2011-03-24 Thread Francis Davey
On 24 March 2011 09:17, Simon Poole  wrote:
>
> Thomas Ineichen has been so nice to update the (unofficial) German
> translation to 1.2.4
> (http://wiki.openstreetmap.org/wiki/DE:Open_Database_License/Contributor_Terms).
> There is a small mater of dispute wrt to the intent of the English original
> in 1 (a):
>
> "your contribution of data should not infringe .."
>
> Is the intent that the "should" is a legal mandatory "shall" or is it a
> legal non-mandatory "should"? It seems that the French translation (based on
> my awful French skills) would support the former.
>

I have no idea what the difference between a legal mandatory "shall"
or a legal non-mandatory "should" is.

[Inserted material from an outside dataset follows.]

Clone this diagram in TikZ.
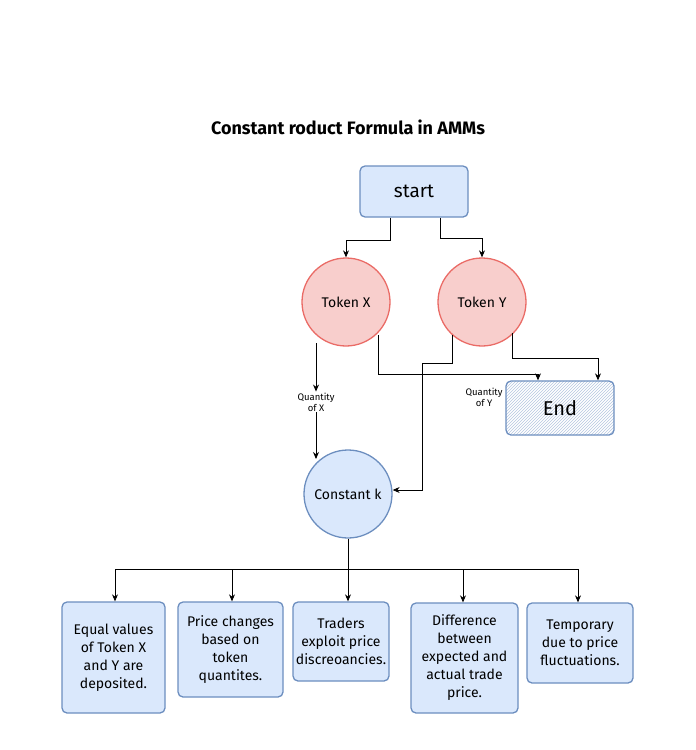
\documentclass[tikz,border=0pt]{standalone}
\usepackage{fontspec}
\setmainfont{Fira Sans}
\usetikzlibrary{arrows.meta,patterns}
\definecolor{bfill}{HTML}{DAE8FC}
\definecolor{bline}{HTML}{6C8EBF}
\definecolor{rfill}{HTML}{F8CECC}
\definecolor{rline}{HTML}{EA6B66}
\begin{document}
\begin{tikzpicture}[x=1pt,y=-1pt,
  box/.style={draw=bline,fill=bfill,line width=1.3pt,rounded corners=5pt,inner sep=0pt,align=center,font=\fontsize{14}{18}\selectfont},
  rc/.style={circle,draw=rline,fill=rfill,line width=1.3pt,minimum size=88pt,inner sep=0pt,font=\fontsize{14}{16}\selectfont},
  bc/.style={circle,draw=bline,fill=bfill,line width=1.3pt,minimum size=88pt,inner sep=0pt,font=\fontsize{14}{16}\selectfont},
  arr/.style={-{Stealth[length=7pt,width=6pt]},line width=0.9pt},
  lbl/.style={font=\fontsize{9.5}{11}\selectfont,align=center,inner sep=1pt}]
\useasboundingbox (0,0) rectangle (696,750);
\node[font=\bfseries\fontsize{18}{21}\selectfont] (title) at (348,127) {Constant roduct Formula in AMMs};
\node[box,minimum width=108pt,minimum height=51pt,font=\fontsize{19}{21}\selectfont] (start) at (414,191.5) {start};
\node[rc] (tx) at (346,302) {Token X};
\node[rc] (ty) at (482,302) {Token Y};
\node[box,pattern=north east lines,pattern color=bline!50,minimum width=108pt,minimum height=54pt,font=\fontsize{20}{22}\selectfont] (end) at (560,408) {End};
\node[bc] (k) at (348,494) {Constant k};
\node[lbl] (qx) at (316,402) {Quantity\\of X};
\node[lbl] (qy) at (484,397) {Quantity\\of Y};
\node[box,minimum width=103pt,minimum height=111pt] (b1) at (113.5,657.5) {Equal values\\of Token X\\and Y are\\deposited.};
\node[box,minimum width=105pt,minimum height=95pt] (b2) at (230.5,649.5) {Price changes\\based on\\token\\quantites.};
\node[box,minimum width=96pt,minimum height=79pt] (b3) at (341,641.5) {Traders\\exploit price\\discreoancies.};
\node[box,minimum width=107pt,minimum height=110pt] (b4) at (464.5,658) {Difference\\between\\expected and\\actual trade\\price.};
\node[box,minimum width=106pt,minimum height=80pt] (b5) at (580,643) {Temporary\\due to price\\fluctuations.};
\draw[arr] (start.south -| 390,0) |- (346,240) -- (tx.north);
\draw[arr] (start.south -| 440,0) |- (482,238) -- (ty.north);
\coordinate (qxs) at (316,343);
\coordinate (kx) at (316,459);
\draw[arr] (qxs) -- (qx.north);
\draw[arr] (qx.south) -- (kx);
\coordinate (tx1) at (378,335);
\coordinate (ty1) at (452,335);
\coordinate (ty2) at (512,333);
\draw[arr] (tx1) |- (538,374) -- (end.north -| 538,0);
\draw[arr] (ty1) |- (422,363) |- (k.east |- 0,490);
\draw[arr] (ty2) |- (598,358) -- (end.north -| 598,0);
\draw[line width=0.9pt] (115,569) -- (578,569);
\draw[arr] (k.south) -- (k.south |- b3.north);
\foreach \b/\x in {b1/115,b2/232,b4/463,b5/578} \draw[arr] (\x,569) -- (\b.north -| \x,0);
\end{tikzpicture}
\end{document}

Its not a distinction I've met
in practice.

In context (which is how all contracts are read) it clearly means that
the purpose of the contract is to ensure that the contribution of data
does not infringe and to that end the contributor gives a warranty as
to their state of knowledge about their right to authorize OSMF to do
certain things. This is the 1.2.4 version.

That clause doesn't sit well with the grant of a non-exclusive licence
in clause 2 or clause 6.1 for that matter which is a no-warranty
clause, but it can't mean anything else.

If you explain the distinction you are making it may help.